My daughter will be 3 next month.
I have a litany of affirmations that I whisper in her ear daily. I tell her, “You are smart. You are beautiful. You are strong. You are brave. You are the best daughter ever and I love you forever.” Sometimes she will run up to me and demand (in all of her toddler exuberance) “tell me a secret Mama.” I know exactly what she is asking for and I always comply. I’m never too busy to build my little girl up. A few months ago she started whispering the same affirmations back in my ear. She has an amazing ability to know just when I need them. “You are the best Mama ever! You are beautiful. You are smart. You are strong. You are brave.”
We giggle and hug and kiss and return to what we were doing.
Every single day when I am about to walk out of the door to head to work she has something important to tell me. I lean down for my kiss and my hug. I whisper her affirmations in her ear and I head towards the door. She’s usually playing or getting ready to eat breakfast but as soon as I reach the door her little legs bring her barreling to the hallway to impart some words on me before I leave. Sometimes it’s toddler babble. A collection of words that make sense to her. “Watch out for snakes Mama. Don’t forget to jump high.” Sometimes it’s a story from a previous day that she has already told me. Sometimes it’s a promise to, “be a good listener.” Sometimes it’s a teary, “I’ll miss you mama. Have a good day.” But it’s always something.
I have to remind myself not to rush her. I have to remind myself that being late for work is not important in the great scheme of things. I have to remind myself that I can’t just tell her that she is the most important thing in my life. I have to SHOW her. So I stop. I listen. I smile. I respond. I give more kisses and more hugs. I always walk out of the door smiling. Sometimes I’m smiling AS I run down the stairs and pray that I’ll make my bus but I am always smiling.
She is the most important person in my life. I want her to KNOW that. I want to SHOW her that. My love for her colors every single decision that I make in my life. My love for her has changed the way I see the world. My love for her has infused me with a DESPERATION to make this world a safer place for her. My love for her makes me a better person every minute of every single day.
I believe in the power of love. I have seen love perform miracles. I was raised that to believe that if I followed all of the rules and if I was pleasant and palatable to people life would be good. I would be safe. I would succeed. I was raised to believe that I have a responsibility to my community to represent the best of us. I was raised to believe that if I performed well I would be accepted and thereby earn further acceptance for all of my people. I have tried for a long time to make my people proud. I have tried in my work and school life to be a good ambassador. I have swallowed my anger when confronted with outright racism and the micro-aggressions that Black people encounter regularly. I have attempted to explain, educate, justify. I have agreed to disagree with people who were DEAD wrong. I have arrived early and over-tipped and not eaten fried chicken in mixed company. I have tried.

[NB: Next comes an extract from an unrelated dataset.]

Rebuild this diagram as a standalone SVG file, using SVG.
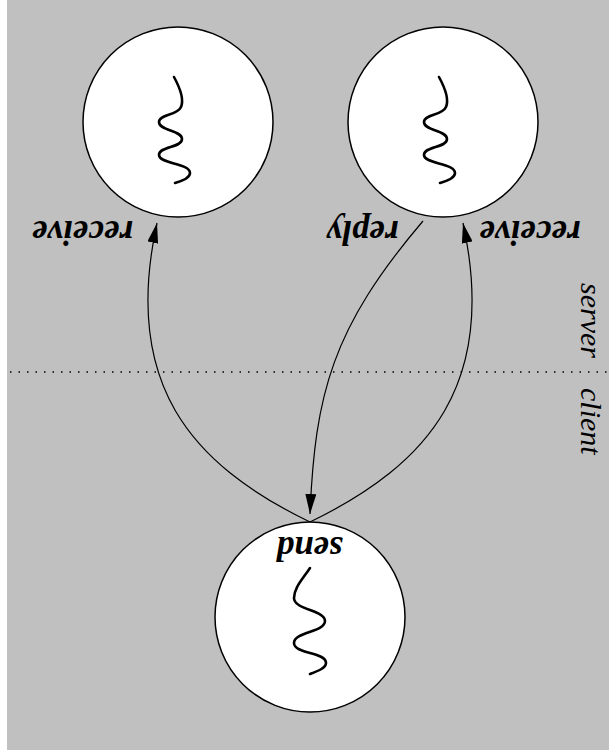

I resigned from my self imposed role as ambassador when Trayvon Martin’s murderer was set free. I realized that the people whom I interact with daily were not learning any lessons about my people from me. They had cast me in the role of “other.” They saw me as, “different from other Black people.” They were comfortable enough in this assessment of me to speak ill of a murdered young man and to praise his murderer in front of me. I quit. I realized that trying to be non-threatening was not helping. I realized that packing up the pieces of me that make me me gave them a false sense of who I am. So I quit.
Now I have this little girl. This innocent and beautiful little girl who looks to me for everything. I don’t know what to teach her. I keep praying about it and writing in my journal about it. How do I prepare her for a world where her chocolate skin frightens and offends some before she even gets a chance to open her mouth? How do I empower her to shine her light in a world where people who look like us are murdered with impunity? How do I keep her safe in a world where she can’t get in an accident and knock on a door for help without being shot dead? How do I keep her alive? I’m struggling.
I believe in the power of love. I know people who are all shades of the rainbow who embody love. But how do I protect her from those who present themselves as friends only to later reveal that they don’t see us as American citizens worthy of all of the rights and protections as White citizens? How do I protect her from that hurt or at least build her strong enough to over come it? How do I lead her when I feel so very lost myself?
People who don’t know better will call this blog race baiting. They may accuse me of playing a mythical race card. Their denial of my reality doesn’t make it untrue. Their denial just allows them to dismiss me. But I’m still here. I’m still struggling with these questions. I’m still trying desperately to raise a beautiful, smart, brave and strong little Black girl.